These tutorials are for Terraform users who need to restructure Terraform configurations as they grow. In this tutorial, you will provision two instances of a web application hosted in an S3 bucket that represent production and development environments. The configuration you use to deploy the application will start in as a monolith. You will modify it to step through the common phases of evolution for a Terraform project, until each environment has its own independent configuration and state.

Prerequisites

Although the concepts in this tutorial apply to any module creation workflow, this tutorial uses Amazon Web Services (AWS) modules.

To follow this tutorial you will need:

  • An AWS account Configure one of the authentication methods described in our AWS Provider Documentation. The examples in this tutorial assume that you are using the Shared Credentials file method with the default AWS credentials file and default profile.
  • The AWS CLI
  • The Terraform CLI

Launch Terminal

This tutorial includes a free interactive command-line lab that lets you follow along on actual cloud infrastructure.

Apply a monolith configuration

In your terminal, clone the example repository. It contains the configuration used in this tutorial.

$ git clone https://github.com/hashicorp/learn-terraform-code-organization

Tip: Throughout this tutorial, you will have the option to check out branches that correspond to the version of Terraform configuration in that section. You can use this as a failsafe if your deployment is not working correctly, or to run the tutorial without making changes manually.

Navigate to the directory.

$ cd learn-terraform-code-organization

Your root directory contains four files and an "assets" folder. The root directory files compose the configuration as well as the inputs and outputs of your deployment.

  • main.tf - configures the resources that make up your infrastructure.
  • variables.tf- declares input variables for your dev and prod environment prefixes, and the AWS region to deploy to.
  • terraform.tfvars.example- defines your region and environment prefixes.
  • outputs.tf- specifies the website endpoints for your dev and prod buckets.
  • assets- houses your webapp HTML file.

In your text editor, open the main.tf file. The file consists of a few different resources:

  • The random_pet resource creates a string to be used as part of the unique name of your S3 bucket.

  • Two aws_s3_bucket resources designated prod and dev, which each create an S3 bucket. Notice that the bucket argument defines the S3 bucket name by interpolating the environment prefix and the random_pet resource name.

  • Two aws_s3_bucket_acl resources designated prod and dev, which set a public-read ACL for your buckets.

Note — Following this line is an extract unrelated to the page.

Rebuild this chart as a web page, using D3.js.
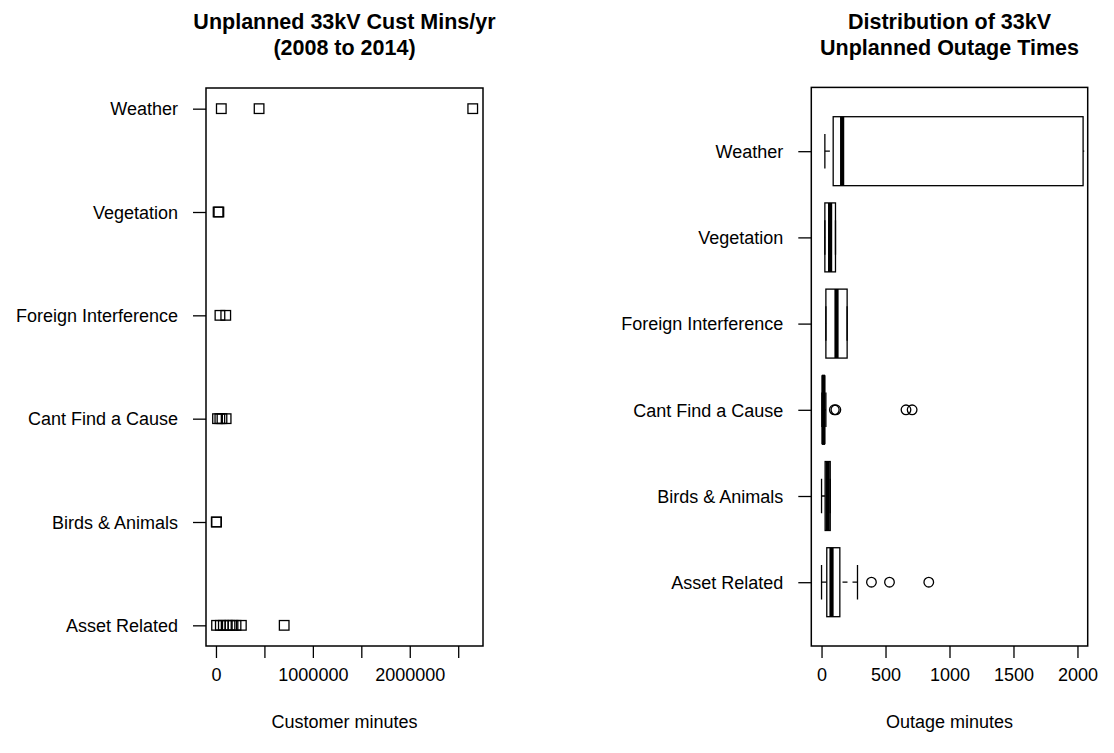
<!DOCTYPE html>
<html>
<head>
<meta charset="utf-8">
<script src="https://cdn.jsdelivr.net/npm/d3@7"></script>
<style>
  body { margin: 0; background: #fff; }
  text { font-family: "Liberation Sans", Arial, Helvetica, sans-serif; fill: #000; }
</style>
</head>
<body>
<div id="chart"></div>
<script>
// causes, bottom to top (same order as the y axis)
const causes = ["Asset Related", "Birds & Animals", "Cant Find a Cause",
                "Foreign Interference", "Vegetation", "Weather"];

// customer minutes per year, one array per cause
const custMinsAsset = [6000, 45000, 76000, 117000, 145000, 176000, 207000, 262000, 704000];
const custMinsBirds = [3000, 6000];
const custMinsCantFind = [16000, 40000, 62000, 105000];
const custMinsForeign = [41000, 101000];
const custMinsVegetation = [22000, 30000];
const custMinsWeather = [55000, 445000, 2650000];
const custMins = [custMinsAsset, custMinsBirds, custMinsCantFind,
                  custMinsForeign, custMinsVegetation, custMinsWeather];

const custTicks = [0, 500000, 1000000, 1500000, 2000000, 2500000];
const custTickLabels = ["0", "", "1000000", "", "2000000", ""];

// boxplot stats of outage minutes, same order as causes
const whiskerLow  = [0,   0,  3,  34,  26,   26];
const boxQ1       = [41, 28,  8,  34,  26,   91];
const boxMedian   = [78, 48, 15, 117,  67,  161];
const boxQ3       = [143, 68, 22, 200, 109, 2044];
const whiskerHigh = [281, 68, 34, 200, 109, 2600];
const outliersAsset = [390, 531, 838];
const outliersCantFind = [100, 112, 660, 708];
const outageOutliers = [outliersAsset, [], outliersCantFind, [], [], []];

const outageTicks = [0, 500, 1000, 1500, 2000];
const outageLimits = [0, 2000];

const width = 1114, height = 753;

const svg = d3.select('#chart')
    .append('svg')
    .attr('width', width)
    .attr('height', height);

// ---------- left panel: strip chart ----------
const left = {x0: 206, x1: 483, y0: 88, y1: 646};

const allMins = custMins.flat();
const ext = d3.extent(allMins);
const pad = (ext[1] - ext[0]) * 0.04;
const xCust = d3.scaleLinear()
    .domain([ext[0] - pad, ext[1] + pad])
    .range([left.x0, left.x1]);
const yCust = d3.scaleLinear()
    .domain([0.8, 6.2])
    .range([left.y1, left.y0]);

const pts = [];
custMins.forEach((vals, i) => vals.forEach(v => pts.push({cause: i + 1, value: v})));

svg.append('g')
    .selectAll('rect')
    .data(pts)
    .enter()
    .append('rect')
    .attr('x', d => xCust(d.value) - 4.8)
    .attr('y', d => yCust(d.cause) - 4.8)
    .attr('width', 9.6)
    .attr('height', 9.6)
    .style('fill', 'none')
    .style('stroke', '#000')
    .style('stroke-width', 1.3);

drawAxes(xCust, yCust, left, custTicks, (d, i) => custTickLabels[i]);
drawFrame(left);
drawTitle(left, ["Unplanned 33kV Cust Mins/yr", "(2008 to 2014)"], "Customer minutes");

// ---------- right panel: horizontal box plot ----------
const right = {x0: 811.3, x1: 1087.7, y0: 87.4, y1: 646};

const lim = outageLimits[1] - outageLimits[0];
const xOut = d3.scaleLinear()
    .domain([outageLimits[0] - lim * 0.04, outageLimits[1] + lim * 0.04])
    .range([right.x0, right.x1]);
const yOut = d3.scaleLinear()
    .domain([0.26, 6.74])
    .range([right.y1, right.y0]);

svg.append('clipPath')
    .attr('id', 'clipRight')
    .append('rect')
    .attr('x', right.x0)
    .attr('y', right.y0)
    .attr('width', right.x1 - right.x0)
    .attr('height', right.y1 - right.y0);

const boxes = causes.map((c, i) => ({
    pos: i + 1,
    lo: whiskerLow[i], q1: boxQ1[i], med: boxMedian[i], q3: boxQ3[i], hi: whiskerHigh[i],
    out: outageOutliers[i]
}));

const bp = svg.append('g').attr('clip-path', 'url(#clipRight)');

const grp = bp.selectAll('g.box')
    .data(boxes)
    .enter()
    .append('g')
    .attr('class', 'box');

// whiskers (dashed), drawn from the ends toward the box
grp.selectAll('line.whisker')
    .data(d => [[d.lo, d.q1, d.pos], [d.hi, d.q3, d.pos]])
    .enter()
    .append('line')
    .attr('x1', d => xOut(d[0]))
    .attr('x2', d => xOut(d[1]))
    .attr('y1', d => yOut(d[2]))
    .attr('y2', d => yOut(d[2]))
    .style('stroke', '#000')
    .style('stroke-width', 1.3)
    .style('stroke-dasharray', '5,5');

// staples
grp.selectAll('line.staple')
    .data(d => [[d.lo, d.pos], [d.hi, d.pos]])
    .enter()
    .append('line')
    .attr('x1', d => xOut(d[0]))
    .attr('x2', d => xOut(d[0]))
    .attr('y1', d => yOut(d[1] - 0.2))
    .attr('y2', d => yOut(d[1] + 0.2))
    .style('stroke', '#000')
    .style('stroke-width', 1.3);

grp.append('rect')
    .attr('x', d => xOut(d.q1))
    .attr('y', d => yOut(d.pos + 0.4))
    .attr('width', d => xOut(d.q3) - xOut(d.q1))
    .attr('height', d => yOut(d.pos - 0.4) - yOut(d.pos + 0.4))
    .style('fill', 'none')
    .style('stroke', '#000')
    .style('stroke-width', 1.3);

grp.append('line')
    .attr('x1', d => xOut(d.med))
    .attr('x2', d => xOut(d.med))
    .attr('y1', d => yOut(d.pos + 0.4))
    .attr('y2', d => yOut(d.pos - 0.4))
    .style('stroke', '#000')
    .style('stroke-width', 4.2);

grp.selectAll('circle')
    .data(d => d.out.map(v => ({v: v, pos: d.pos})))
    .enter()
    .append('circle')
    .attr('cx', d => xOut(d.v))
    .attr('cy', d => yOut(d.pos))
    .attr('r', 4.8)
    .style('fill', 'none')
    .style('stroke', '#000')
    .style('stroke-width', 1.3);

drawAxes(xOut, yOut, right, outageTicks, d => d);
drawFrame(right);
drawTitle(right, ["Distribution of 33kV", "Unplanned Outage Times"], "Outage minutes");

// ---------- helpers ----------
function drawAxes(x, y, box, xTicks, xFormat) {
    const gx = svg.append('g')
        .attr('transform', `translate(0,${box.y1})`)
        .call(d3.axisBottom(x).tickValues(xTicks).tickFormat(xFormat).tickSize(12).tickPadding(0));
    gx.select('.domain').remove();
    gx.selectAll('line').style('stroke', '#000').style('stroke-width', 1.3);
    gx.selectAll('text')
        .attr('y', 35)
        .attr('dy', null)
        .style('font-size', '18px')
        .style('font-family', '"Liberation Sans", Arial, sans-serif');

    const gy = svg.append('g')
        .attr('transform', `translate(${box.x0},0)`)
        .call(d3.axisLeft(y).tickValues([1, 2, 3, 4, 5, 6]).tickFormat(d => causes[d - 1]).tickSize(13).tickPadding(15));
    gy.select('.domain').remove();
    gy.selectAll('line').style('stroke', '#000').style('stroke-width', 1.3);
    gy.selectAll('text')
        .attr('dy', '0.35em')
        .style('font-size', '18px')
        .style('font-family', '"Liberation Sans", Arial, sans-serif');
}

function drawFrame(box) {
    svg.append('rect')
        .attr('x', box.x0)
        .attr('y', box.y0)
        .attr('width', box.x1 - box.x0)
        .attr('height', box.y1 - box.y0)
        .style('fill', 'none')
        .style('stroke', '#000')
        .style('stroke-width', 1.5);
}

function drawTitle(box, lines, xlab) {
    const cx = (box.x0 + box.x1) / 2;
    svg.append('g')
        .selectAll('text')
        .data(lines)
        .enter()
        .append('text')
        .attr('x', cx)
        .attr('y', (d, i) => 29 + i * 26)
        .attr('text-anchor', 'middle')
        .style('font-size', '21.5px')
        .style('font-weight', 'bold')
        .text(d => d);

    svg.append('text')
        .attr('x', cx)
        .attr('y', 728)
        .attr('text-anchor', 'middle')
        .style('font-size', '18px')
        .text(xlab);
}
</script>
</body>
</html>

  • Two aws_s3_bucket_website_configuration resources designated prod and dev, which configure your buckets to host websites.

  • Two aws_s3_bucket_policy resources designated prod and dev, which allow anyone to read the objects in the corresponding bucket.

  • Two aws_s3_object resources designated prod and dev, which load the file in the local assets directory using the built in file()function and upload it to your S3 buckets.

Terraform requires unique identifiers - in this case prod or dev for each s3 resource - to create separate resources of the same type.

Open the terraform.tfvars.example file in your repository and edit it with your own variable definitions. Change the region to your nearest location in your text editor.

terraform.tfvars.example
region      = "us-east-1"
prod_prefix = "prod"
dev_prefix  = "dev"

Save your changes in your editor and rename the file to terraform.tfvars. Terraform automatically loads variable values from any files that end in .tfvars.

$ mv terraform.tfvars.example terraform.tfvars

In your terminal, initialize your Terraform project.

$ terraform init

Then, apply the configuration.

$ terraform apply

Accept the apply plan by entering yes in your terminal to create the 5 resources.

Navigate to the web address from the Terraform output to display the deployment in a browser. Your directory now contains a state file, terraform.tfstate.

Separate configuration

Defining multiple environments in the same main.tf file may become hard to manage as you add more resources. The HashiCorp Configuration Language (HCL), which is the language used to write Terraform configurations, is meant to be human-readable and supports using multiple configuration files to help organize your infrastructure.

You will organize your current configuration by separating the configurations into two separate files — one root module for each environment. To split the configuration, first make a copy of main.tf and name it dev.tf.

$ cp main.tf dev.tf

Rename the main.tf file to prod.tf.

$ mv main.tf prod.tf

You now have two identical files. Open dev.tf and remove any references to the production environment by deleting the resource blocks with the prod ID. Repeat the process for prod.tf by removing any resource blocks with the dev ID.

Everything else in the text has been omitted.